Lot sizing and scheduling are a part of operative production planning and control (cf. Gutenberg, 1983, p. 147 ff.). In lot sizing a lot indicates the quantity of a product manufactured on a machine continuously without interruption (cf. Gutenberg, 1983, p. 201). The task of scheduling is to determine the production sequence in which the products are manufactured on a machine. Simultaneous lot sizing and scheduling is essential if sequence-dependent setup costs and setup times occur during production.
In practice various models can be used to solve the problem of simultaneous lot sizing and scheduling. These differ with regard to their specific features. Among the characteristic features of the models for lot sizing and scheduling are the segmentation of the planning horizon, the time dependence of the model parameters, the information degree of the model parameters, the number of products and production stages, the production structure and the capacity restrictions (cf. Merecé and Fonton, 2003). The following study is limited to deterministic dynamic models with a finite planning horizon, which consider the production of several different products with a general production structure on different capacitated machines.
For practical purposes models for simultaneous lot sizing and scheduling for multi-product multi-level production must take into account different interdependences. One important interdependence is the relationship between lot sizing and scheduling when sequence-dependent setup costs and times occur. With the goal of minimising costs in lot sizing a lot size is determined which minimises the accruing costs. Among the costs, which are relevant for the decision, are the setup and storage costs (cf. Gutenberg, 1983, p. 194), the production costs, if alternative machines with different production costs are available at a production level, and the costs of maintaining the machines’ setup conditions during standstills. In case of sequence-dependent setup costs the minimal cost lot size determines the sequence in which the products are processed on the machines. On the other hand, if sequence-dependent setup times occur the lot sizes are also dependent on the schedule, because in the case of capacitated production this influences the machine capacity, which is available for production. A further interdependence is created in multi-level production. This interdependence can be divided into a vertical and a horizontal interaction (cf. Tempelmeier and Derstrof, 1993, p. 64). The vertical interaction considers that production on a production level can only begin if a sufficient amount of the product from the previous production level is available. If products from different production levels compete for the limited capacity of a machine this is referred to as level-overlapping resource competition, which describes the horizontal interaction.
Models of lot sizing and scheduling are divided in the literature into small bucket and big bucket problems (cf.
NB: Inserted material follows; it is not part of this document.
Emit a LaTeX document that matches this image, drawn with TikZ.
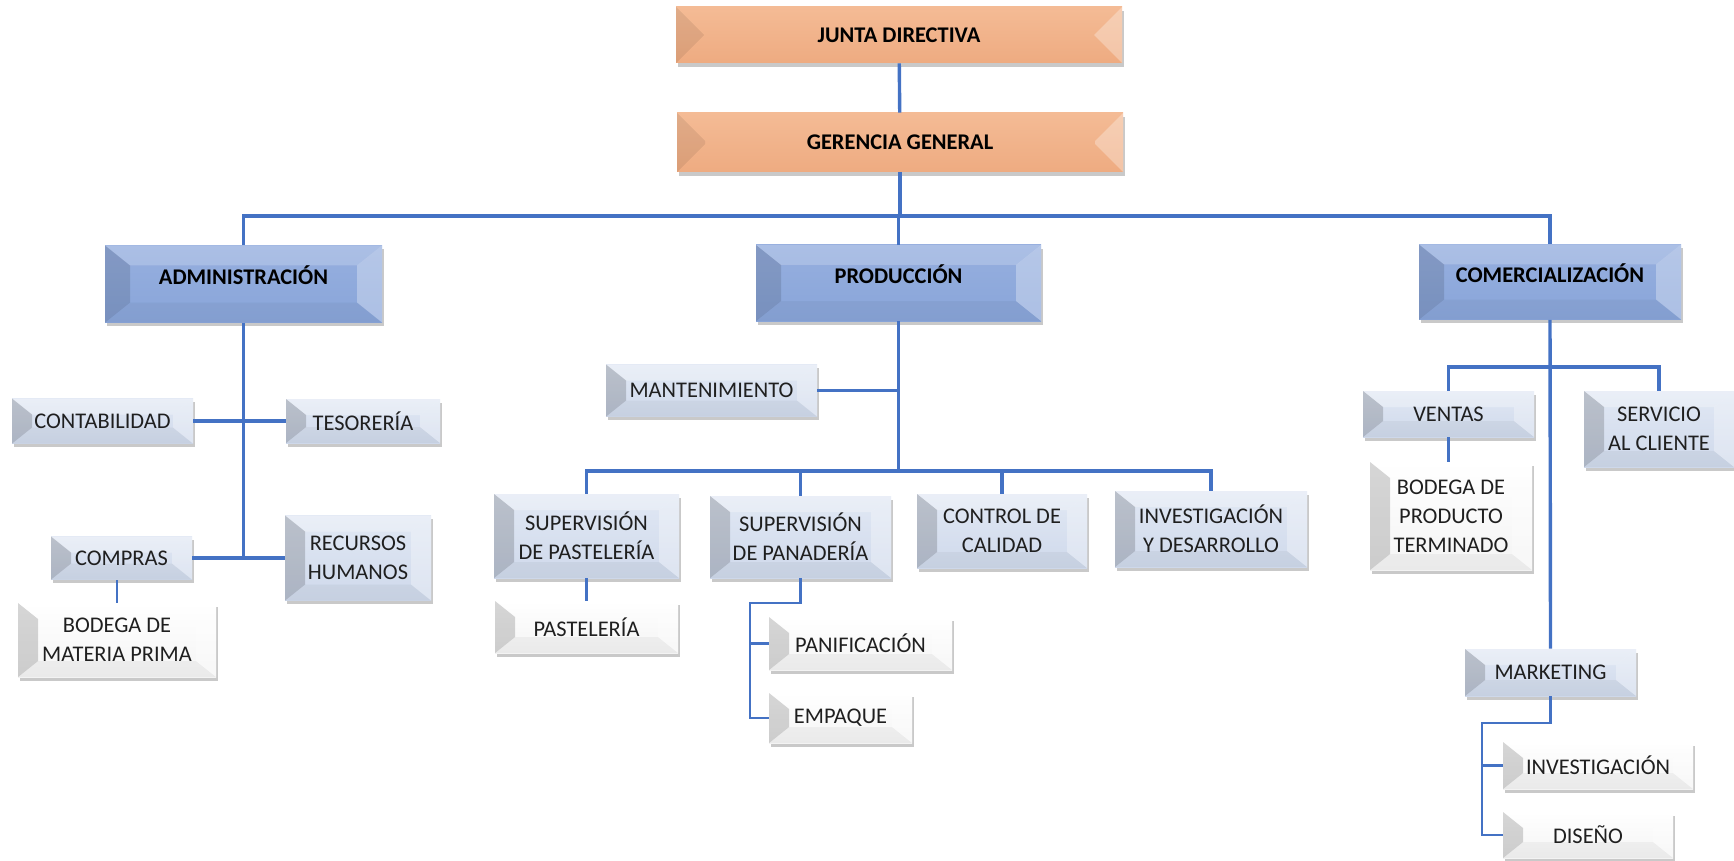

Eppen and Martin, 1987, p. 832). Small bucket problems subdivide the finite planning horizon into a large number of shorter periods (cf. Fleischmann, 1990, p. 337, and Drexl and Haase, 1995). With big bucket problems the planning horizon consists of a few longer periods of the same length (cf. Haase, 1996). Small bucket problems for multi-level multi-product production are the multi-level discrete lot sizing and scheduling problem (MLDLSP) (cf. Kimms, 1996) and the multi-level proportional lot sizing and scheduling problem (MLPLSP) (cf. Kimms, 1993; Kimms and Drexl, 1996). Both models enable simultaneous lot sizing and scheduling, but limit the number of products to be manufactured in a period. The multi-level capacitated lot sizing problem (MLCLSP), a big bucket problem, does not have this disadvantage, but it cannot fix lot sizes and schedules simultaneously. In the literature an approach has been made to attempt to unite the advantages of the MLPLSP and the MLCLSP in the multi-level general lot sizing and scheduling problem (MLGLSP) (cf. Stammen and Hegener, 2002, p. 171 ff.), which was created on the basis of the single-level general lot sizing and scheduling problem (GLSP). In this paper we concentrate on the assumptions, the model formulation and the practical applicability of the extended multi-level general lot sizing and scheduling problem with multiple machines (MLGLSP_MM).